五斗長垣内遺跡と鉄器の記事で弥生時代後期に鉄器の製造を行っていた遺跡について触れた。
鉄器の製造に長けた集落が当時の大王の王権を支えていた可能性があると。
弥生時代後期の鉄器は後の戦争(倭国大乱)に繋がっていくらしいが、もともとは利器として扱われていたもので稲作の生産性の向上に大きく関わっていたそうだ。
※利器は生活に役立つ道具 対義語として祭器(青銅器)がある
※藤尾慎一郎 弥生鉄史観の見直し - 国立歴史民俗博物館研究報告 第 185 集 2014年2月
弥生時代はイネと鉄と表されるぐらい、稲作と鉄器の製造が大事だったらしいので、
改めて、弥生時代の稲作について触れていくことにする。
弥生時代の頃の遺跡からこの時代には既に水稲としての栽培が開始されていたとされる。
水稲栽培を行うには水路等の潅漑設備の整備が必須で多くの人手を要した為、集団が大きくなった。
集団が大きくなったということは統率を取る為に族長的な存在が必須で、水稲栽培の知識に長けた人が族長となった。

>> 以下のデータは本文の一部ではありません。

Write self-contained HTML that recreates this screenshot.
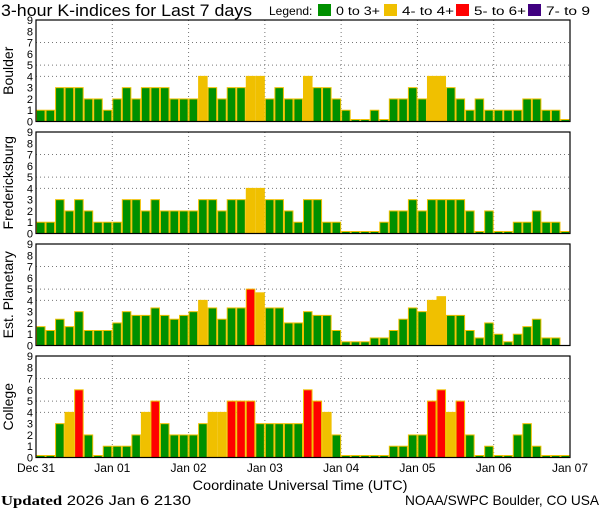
<!DOCTYPE html>
<html><head><meta charset="utf-8"><style>
body{margin:0;background:#fff}
svg{display:block;font-family:"Liberation Sans",sans-serif}
</style></head><body>
<svg id="c" width="600" height="510" viewBox="0 0 600 510">
<text x="1" y="16" font-size="17" textLength="251" lengthAdjust="spacingAndGlyphs">3-hour K-indices for Last 7 days</text>
<g font-size="12">
<text x="269" y="15">Legend:</text>
<rect x="318" y="4" width="13" height="12" fill="#009000"/>
<text x="336" y="15" textLength="44" lengthAdjust="spacingAndGlyphs">0 to 3+</text>
<rect x="384" y="4" width="13" height="12" fill="#f0c000"/>
<text x="402" y="15" textLength="52" lengthAdjust="spacingAndGlyphs">4- to 4+</text>
<rect x="456" y="4" width="13" height="12" fill="#ff0000"/>
<text x="474" y="15" textLength="52" lengthAdjust="spacingAndGlyphs">5- to 6+</text>
<rect x="528" y="4" width="13" height="12" fill="#400080"/>
<text x="546" y="15" textLength="44" lengthAdjust="spacingAndGlyphs">7- to 9</text>
</g>
<g id="panels"></g>
<text x="300" y="490" font-size="14" text-anchor="middle" textLength="215" lengthAdjust="spacingAndGlyphs">Coordinate Universal Time (UTC)</text>
<text x="1" y="505" font-size="14" textLength="190" lengthAdjust="spacingAndGlyphs"><tspan font-family="Liberation Serif,serif" font-weight="bold">Updated</tspan> 2026 Jan  6 2130</text>
<text x="599" y="505" font-size="14" text-anchor="end" textLength="194" lengthAdjust="spacingAndGlyphs">NOAA/SWPC Boulder, CO USA</text>
</svg>
<script>
const stations = ["Boulder","Fredericksburg","Est. Planetary","College"];
const dayLabels = ["Dec 31","Jan 01","Jan 02","Jan 03","Jan 04","Jan 05","Jan 06","Jan 07"];
const yTicks = [0,1,2,3,4,5,6,7,8,9];
const boulder = [1,1,3,3,3,2,2,1, 2,3,2,3,3,3,2,2, 2,4,3,2,3,3,4,4, 2,3,2,2,4,3,3,2, 1,0,0,1,0,2,2,3, 2,4,4,3,2,1,2,1, 1,1,1,2,2,1,1,0];
const fredericksburg = [1,1,3,2,3,2,1,1, 1,3,3,2,3,2,2,2, 2,3,3,2,3,3,4,4, 3,3,2,1,3,3,1,1, 0,0,0,0,1,2,2,3, 2,3,3,3,3,2,0,2, 0,0,1,1,2,1,1,0];
const planetary = [1.67,1.33,2.33,1.67,3,1.33,1.33,1.33, 2,3,2.67,2.67,3.33,2.67,2.33,2.67, 3,4,3.33,2.33,3.33,3.33,5,4.67, 3.33,3.33,2,2,3,2.67,2.67,1.33, 0.33,0.33,0.33,0.67,0.67,1.33,2.33,3.33, 3,4,4.33,2.67,2.67,1.33,0.67,2, 1,0.33,1,1.67,2.33,0.67,0.67,null];
const college = [0,0,3,4,6,2,0,1, 1,1,2,4,5,3,2,2, 2,3,4,4,5,5,5,3, 3,3,3,3,6,5,4,2, 0,0,0,0,0,1,1,2, 2,5,6,4,5,2,0,1, 0,0,2,3,1,0,0,0];
const series = [boulder,fredericksburg,planetary,college];
const names = ["boulder","fredericksburg","planetary","college"];

const NS="http://www.w3.org/2000/svg";
const X0=36,X1=570,H=101.5,tops=[20,132,244,356];
const nBars=56,bw=(X1-X0)/nBars;
const g=document.getElementById('panels');
function mk(t,a,p){const e=document.createElementNS(NS,t);for(const k in a)e.setAttribute(k,a[k]);(p||g).appendChild(e);return e;}
function xScale(i){return X0+i*bw;}
function yScale(v,p){return tops[p]+H-v*(H/9);}
function col(v){return v>=7?"#400080":v>=5?"#ff0000":v>=4?"#f0c000":"#009000";}
series.forEach((data,p)=>{
  const pg=mk('g',{});
  
  
  const top=tops[p];
  [4,5,7].forEach(v=>{const l=mk('line',{x1:X0,x2:X1,y1:yScale(v,p),y2:yScale(v,p),stroke:'#777','stroke-dasharray':'1,3'},pg);
    
    });
  for(let d=1;d<7;d++){const x=X0+d*8*bw;const l=mk('line',{x1:x,x2:x,y1:top,y2:top+H,stroke:'#777','stroke-dasharray':'1,3'},pg);
    
    }
  data.forEach((v,i)=>{
    if(v===null)return;
    let y=yScale(v,p),h=top+H-y; if(h<2){h=2;y=top+H-2;}
    const r=mk('rect',{x:xScale(i)+0.5,y:y,width:bw-1,height:h,fill:col(v),stroke:'#f0c000','stroke-width':1},pg);
    
    
  });
  const fr=mk('rect',{x:X0,y:top,width:X1-X0,height:H,fill:'none',stroke:'#000','stroke-width':1.2},pg);
  
  
  yTicks.forEach(v=>{const t=mk('text',{x:33,y:yScale(v,p)+4,'font-size':11,'text-anchor':'end'},pg);t.textContent=v;
    
    });
  const cy=top+H/2;
  const tt=mk('text',{x:0,y:0,'font-size':14,'text-anchor':'middle',transform:`translate(13,${cy}) rotate(-90)`},pg);
  tt.textContent=stations[p];
  
  
});
dayLabels.forEach((s,d)=>{const t=mk('text',{x:X0+d*8*bw,y:472,'font-size':12,'text-anchor':'middle'});t.textContent=s;
  
  });
</script>
</body></html>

水稲に関わっていると必ずといって良い程発生するのが、水利権に関する争いで、令和の時代になっても水の使用で揉めている人たちを時々見かけるわけで、法整備が今程されていない弥生時代では、水争いはそれはもう壮大なものだったと想像出来る。
イネの豊作へと導き、水争いで勝てる族長の存在価値とは絶大なものだと想像出来るので、彼らはいずれ権力を持ったのだろうなと。
水争いで優位になるには鉄器のような加工しやすく殺傷能力の高い武器が必須なわけで、鉄器の製造に長けた人は重宝するだろう。
話は少しずれるが、
ヤンバルで緑色片岩と出会うの記事で川の上流の地質が緑色片岩が大量にある集落で稲作が良く出来、常に豊作であったため食うに困らずで来る人拒まずという話を聞いた事を紹介した。
水資源豊富で豊作になりやすい地域では人が集まる傾向にあり、大きな集団になる可能性を秘めているので、その視点で見ていけば稲作について興味深い内容に出会えるかもしれない。
追記
米は貯蔵性が高いので、備蓄により食べ物の少ない冬でも飢える不安が軽減される。